Carvalho’s statement comes as Florida Gov. Ron DeSantis has been pushing for state schools to reopen in the next few weeks. The governor also showed empathy for parents who want another option.

“I’m confident that it can be done because I’ve seen it done in other areas of life over the past several months,” he said. “I think it’s important that parents have the ability to make a choice. Parents need to have the ability to opt for the type of learning that they think is important. If they’re more comfortable in a distance learning environment, then they obviously need to have that choice.”

Meanwhile, President Donald Trump has threatened to cut federal funding for school districts that don’t reopen their classrooms in the fall.

“Vice president said, in as much as physical schooling is the best option for kids, and we recognize and accept that, that there are some communities, some districts that are facing significant limitations and ought to provide those districts with the necessary flexibility,” Carvalho said.

Carvalho said parents who responded to a district survey on the upcoming school year were split, with half wanting face-to-face learning and the other half wanting online instruction.

“Whether or not we reopen schools in a physical manner, or reopen schools to begin with sustained continuous learning depends on local health data existing here at that time,” Carvalho said.

Carvalho’s comments come a day after Broward County Public Schools Superintendent Robert Runcie spoke on their reopening of schools.

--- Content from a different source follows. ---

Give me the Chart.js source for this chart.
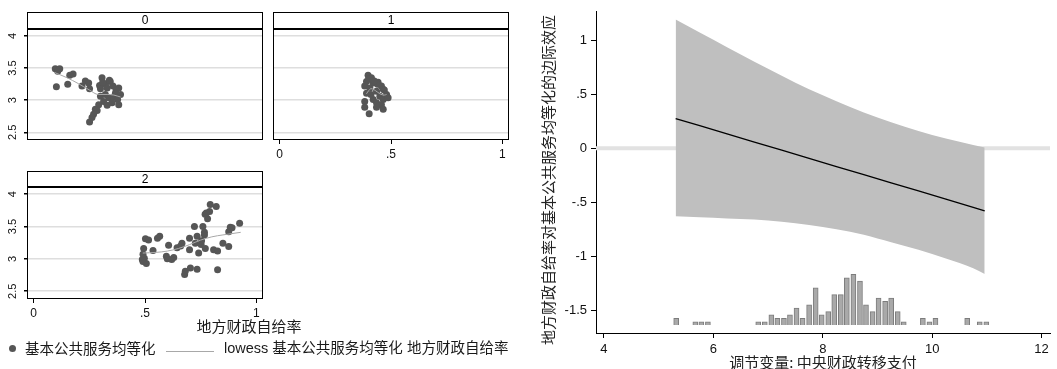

“When we open schools in the fall, I am recommending that instruction will be 100% e-learning,” Runcie said.

The decision to reopen schools in Miami-Dade, however, is still up in the air.

“To the extent that this community actually values what I value, which is the return of students back to the best way of actually teaching them, inside a school with a caring teacher, then we, as a community, need to do our very best in terms of mitigating our own behaviors,” Carvalho said.

Those behaviors will determine what happens in the fall, the superintendent added.

“We will be ready for school on Aug. 24,” Carvalho said. “Exactly how? That’s the issue that’s still being determined.”

The superintendent said they will continue monitoring the data and talking to experts before they make a final decision in the next six weeks.